From Robert Redford it prompted 2007's confused Lions for Lambs where he played a politics professor to ensure that the audience got the full benefit of his incoherent, 1960s-formed views.

Now he has directed a film that takes on the war on terror through historical analogy. The result is well-meaning but clunky period courtroom drama whose effectiveness is undermined by the filmmakers' lack of faith in the audience.

The screenplay by James Solomon, turns the characters into mere mouthpieces for points of view about the importance of giving a genuinely fair trial to even the vilest of criminals. By the end you feel like you have been subjected to a crudely one-sided civics lesson.

The ostensible subject of the film is the trial of the Confederate conspirators whose plot to decapitate the Union on the night of April 14 1865 resulted in the assassination of Abraham Lincoln. Perhaps to underline the parallels with 9/11, the film does not shrink from showing some of the savage violence of what was in effect an act of terrorism. Though Lincoln's actual assassin, John Wilkes Booth, was killed after the murder, eight of his alleged co-conspirators were arrested and tried. Their number included Mary Surratt (Robin Wright), a Southern lady who ran a boarding house that had been a meeting place for Booth and his gang.

The war was not yet over and the conspirators were tried by a military court, itself "an atrocity" according to Senator Reverdy Johnson (Tom Wilkinson), one of the film's "good guys". The accused had fewer protections than in a civilian court, and the trial was far from fair.

James McAvoy plays Frederick Aiken, a war hero who takes on Surratt's defence and becomes outraged by the government's willingness to railroad her.

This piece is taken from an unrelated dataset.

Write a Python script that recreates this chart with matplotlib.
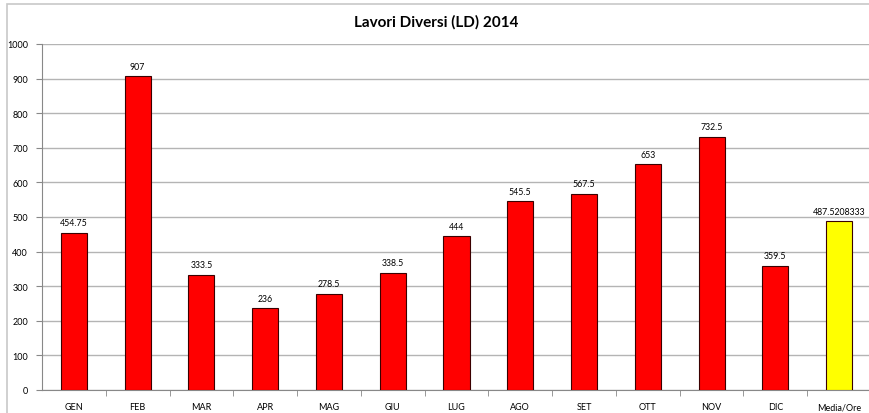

As with many courtroom dramas, at times The Conspirator feels more like a play than a film. Both McAvoy and Penn give strong, naturalistic performances, but the supporting cast have a stiffness common to amateur dramatics.

More serious is the way that Solomon distorts events to make the political message more effective. Then there is the astonishing moment when Surratt tells Aiken that "we're the same", as if there were no moral difference between those who fought to end slavery and those, like Booth, who were willing to kill lest "n*****s become citizens". If the truth is important in wartime trials, then it is also important in depictions of history that purport to teach us high-minded lessons.